Die Aufklärung ist der seit einem Jahrtausend bewährte Weg aus diesem Übel heraus.
Dieser Weg ist notwendig, um die Mündigkeit der Führungskräfte nicht weiter zu begrenzen mit verwirrenden Lehren, Zitaten und Experimenten.
Um sie wieder stark zu machen, denn wir brauchen Stärke unserer Führungskräfte, Stärke der Besten.
Denn wenn nicht die Flohzirkusdirektoren stark sind, sondern die Flöhe oder auch nur einer von ihnen, dann ist die Zusammenarbeit ziemlich unproduktiv und unflexibel.

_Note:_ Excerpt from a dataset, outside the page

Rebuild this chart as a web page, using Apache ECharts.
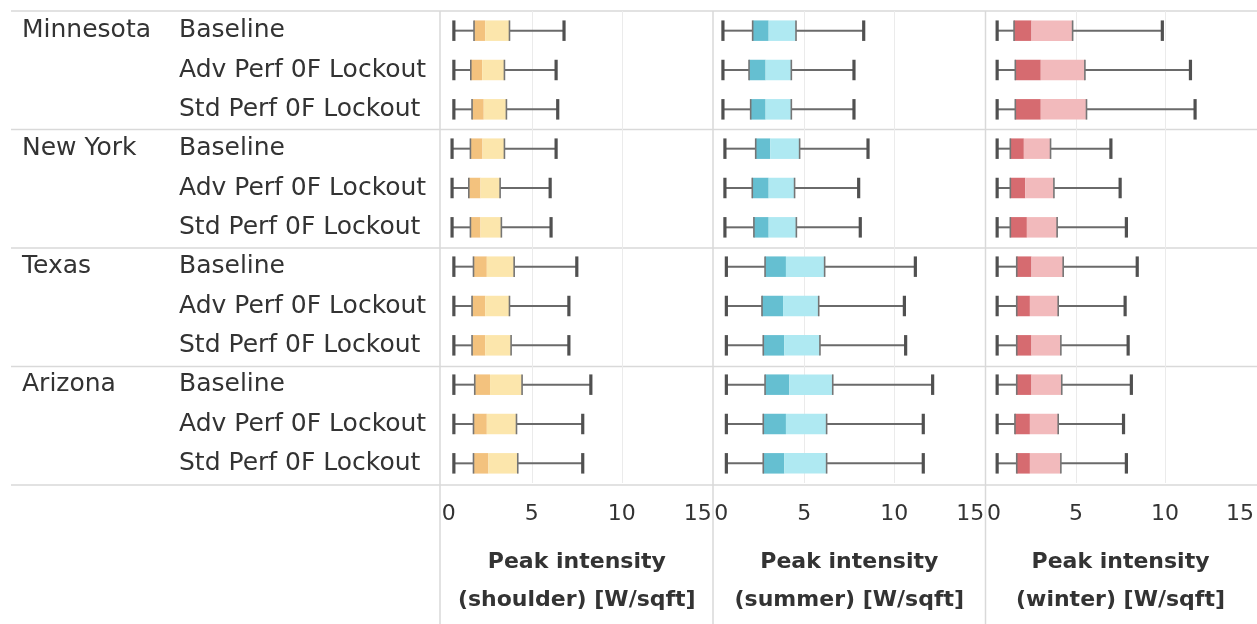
<!DOCTYPE html>
<html><head><meta charset="utf-8">
<script src="https://cdn.jsdelivr.net/npm/echarts@6/dist/echarts.min.js"></script>
<style>html,body{margin:0;padding:0;background:#fff}#c{width:1257px;height:624px}</style>
</head><body><div id="c"></div>
<script>
const states = ['Minnesota', 'New York', 'Texas', 'Arizona'];
const scenarios = ['Baseline', 'Adv Perf 0F Lockout', 'Std Perf 0F Lockout'];
const xTickLabels = ['0', '5', '10', '15'];
const axisTitles = ['Peak intensity\n(shoulder) [W/sqft]', 'Peak intensity\n(summer) [W/sqft]', 'Peak intensity\n(winter) [W/sqft]'];

// order: MN Base/Adv/Std, NY ..., TX ..., AZ ...
const shoulderMin = [0.67,0.67,0.67,0.57,0.57,0.57,0.67,0.67,0.67,0.67,0.67,0.67];
const shoulderQ1  = [1.79,1.61,1.68,1.59,1.50,1.59,1.76,1.68,1.68,1.83,1.76,1.76];
const shoulderMed = [2.41,2.24,2.33,2.26,2.15,2.15,2.50,2.41,2.41,2.68,2.50,2.59];
const shoulderQ3  = [3.76,3.48,3.59,3.48,3.24,3.31,4.02,3.76,3.85,4.46,4.15,4.22];
const shoulderMax = [6.79,6.35,6.44,6.35,6.02,6.07,7.50,7.06,7.06,8.28,7.83,7.83];

const summerMin = [0.48,0.48,0.48,0.59,0.59,0.59,0.67,0.67,0.67,0.67,0.67,0.67];
const summerQ1  = [2.13,1.93,2.02,2.30,2.11,2.20,2.82,2.65,2.72,2.82,2.72,2.72];
const summerMed = [3.02,2.85,2.85,3.11,3.02,3.02,3.98,3.82,3.89,4.17,3.98,3.89];
const summerQ3  = [4.54,4.28,4.28,4.74,4.46,4.56,6.13,5.80,5.87,6.58,6.24,6.24];
const summerMax = [8.30,7.76,7.76,8.54,8.02,8.11,11.17,10.56,10.63,12.13,11.61,11.61];

const winterMin = [0.57,0.57,0.57,0.57,0.57,0.57,0.57,0.57,0.57,0.57,0.57,0.57];
const winterQ1  = [1.52,1.59,1.59,1.31,1.31,1.31,1.67,1.67,1.67,1.67,1.57,1.67];
const winterMed = [2.50,3.02,3.02,2.07,2.15,2.24,2.50,2.41,2.50,2.50,2.41,2.41];
const winterQ3  = [4.81,5.50,5.59,3.57,3.76,3.94,4.28,4.00,4.15,4.20,4.00,4.15];
const winterMax = [9.85,11.43,11.69,6.96,7.48,7.83,8.44,7.76,7.93,8.11,7.67,7.83];

const panels = [
  {mn: shoulderMin, q1: shoulderQ1, md: shoulderMed, q3: shoulderQ3, mx: shoulderMax, dark: '#F3C27E', light: '#FCE6AC'},
  {mn: summerMin, q1: summerQ1, md: summerMed, q3: summerQ3, mx: summerMax, dark: '#65BFD1', light: '#AFE9F2'},
  {mn: winterMin, q1: winterQ1, md: winterMed, q3: winterQ3, mx: winterMax, dark: '#D66B70', light: '#F2BABC'}
];

const categories = [];
states.forEach(s => scenarios.forEach(sc => categories.push(s + '|' + sc)));

const FONT = 'DejaVu Sans';
const gridLefts = [441.8, 714.3, 987];
const GRID_TOP = 11, GRID_H = 474, GRID_W = 270;

function makeRender(dark, light) {
  return function (params, api) {
    const r = api.value(0);
    const pMin = api.coord([api.value(1), r]);
    const pQ1 = api.coord([api.value(2), r]);
    const pMed = api.coord([api.value(3), r]);
    const pQ3 = api.coord([api.value(4), r]);
    const pMax = api.coord([api.value(5), r]);
    const y = pMin[1];
    const bh = 20.5, ch = 20.5;
    const wStyle = {stroke: '#6a6a6a', lineWidth: 2};
    const cStyle = {stroke: '#505050', lineWidth: 3.2};
    const eStyle = {stroke: '#757575', lineWidth: 1.6};
    return {type: 'group', children: [
      {type: 'line', shape: {x1: pMin[0], y1: y, x2: pQ1[0], y2: y}, style: wStyle},
      {type: 'line', shape: {x1: pQ3[0], y1: y, x2: pMax[0], y2: y}, style: wStyle},
      {type: 'rect', shape: {x: pQ1[0], y: y - bh / 2, width: pMed[0] - pQ1[0], height: bh}, style: {fill: dark}},
      {type: 'rect', shape: {x: pMed[0], y: y - bh / 2, width: pQ3[0] - pMed[0], height: bh}, style: {fill: light}},
      {type: 'line', shape: {x1: pQ1[0], y1: y - bh / 2, x2: pQ1[0], y2: y + bh / 2}, style: eStyle},
      {type: 'line', shape: {x1: pQ3[0], y1: y - bh / 2, x2: pQ3[0], y2: y + bh / 2}, style: eStyle},
      {type: 'line', shape: {x1: pMin[0], y1: y - ch / 2, x2: pMin[0], y2: y + ch / 2}, style: cStyle},
      {type: 'line', shape: {x1: pMax[0], y1: y - ch / 2, x2: pMax[0], y2: y + ch / 2}, style: cStyle}
    ]};
  };
}

const grids = [], xAxes = [], yAxes = [], series = [];
panels.forEach((p, i) => {
  grids.push({left: gridLefts[i], top: GRID_TOP, width: GRID_W, height: GRID_H});
  xAxes.push({
    type: 'value', gridIndex: i, min: 0, max: 15, interval: 5,
    axisLine: {show: false}, axisTick: {show: false},
    splitLine: {show: true, showMinLine: false, showMaxLine: false, lineStyle: {color: '#ebebeb', width: 1}},
    axisLabel: {
      fontSize: 22, fontFamily: FONT, color: '#333', margin: 20,
      alignMinLabel: 'left', alignMaxLabel: 'right',
      formatter: v => xTickLabels[Math.round(v / 5)]
    },
    name: axisTitles[i], nameLocation: 'middle', nameGap: 60,
    nameTextStyle: {fontSize: 22, fontFamily: FONT, fontWeight: 'bold', color: '#333', lineHeight: 38}
  });
  yAxes.push({
    type: 'category', gridIndex: i, data: categories, inverse: true,
    axisLine: {show: false}, axisTick: {show: false}, splitLine: {show: false},
    axisLabel: i === 0 ? {
      show: true, align: 'left', margin: gridLefts[0] - 22, interval: 0,
      formatter: (v, idx) => {
        const parts = v.split('|');
        const st = idx % 3 === 0 ? parts[0] : ' ';
        return '{st|' + st + '}{sc|' + parts[1] + '}';
      },
      rich: {
        st: {width: 157, fontSize: 25, fontFamily: FONT, color: '#333'},
        sc: {fontSize: 25, fontFamily: FONT, color: '#333'}
      }
    } : {show: false}
  });
  const data = p.mn.map((v, k) => [k, p.mn[k], p.q1[k], p.md[k], p.q3[k], p.mx[k]]);
  series.push({
    type: 'custom', xAxisIndex: i, yAxisIndex: i, data: data,
    encode: {x: [1, 2, 3, 4, 5], y: 0},
    renderItem: makeRender(p.dark, p.light), silent: true
  });
});

const lineStyle = {stroke: '#d9d9d9', lineWidth: 1.5};
const graphics = [];
[11, 129.5, 248, 366.5, 485].forEach(y => graphics.push({type: 'line', shape: {x1: 11, y1: y, x2: 1257, y2: y}, style: lineStyle, silent: true, z: -1}));
[440, 713, 985.5].forEach(x => graphics.push({type: 'line', shape: {x1: x, y1: 11, x2: x, y2: 624}, style: lineStyle, silent: true, z: -1}));

const chart = echarts.init(document.getElementById('c'));
chart.setOption({
  animation: false,
  backgroundColor: '#fff',
  grid: grids, xAxis: xAxes, yAxis: yAxes, series: series,
  graphic: graphics
});
</script></body></html>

Warum delegieren denn so viele Geschäftsführer Führungsaufgaben an ihren QMB? Weil der im Namen der Qualität und mit seinem Instrumentarium mehr bewirken kann als ein Geschäftsführer, der sich nicht trauen darf. Der sich nicht trauen darf, weil jeder seiner Schritte fundierten Widerspruch auslösen kann, wie wir das in der Politik gewohnt sind.
Die Beauftragung des QMB als Führungsersatz ist aber eine kranke Maßnahme, da wird kaum einer glücklich mit werden. (Dies Unglück schleicht sich auf verschiedenen Wegen an, die wohl alle hier im Forum zu lesen sind.)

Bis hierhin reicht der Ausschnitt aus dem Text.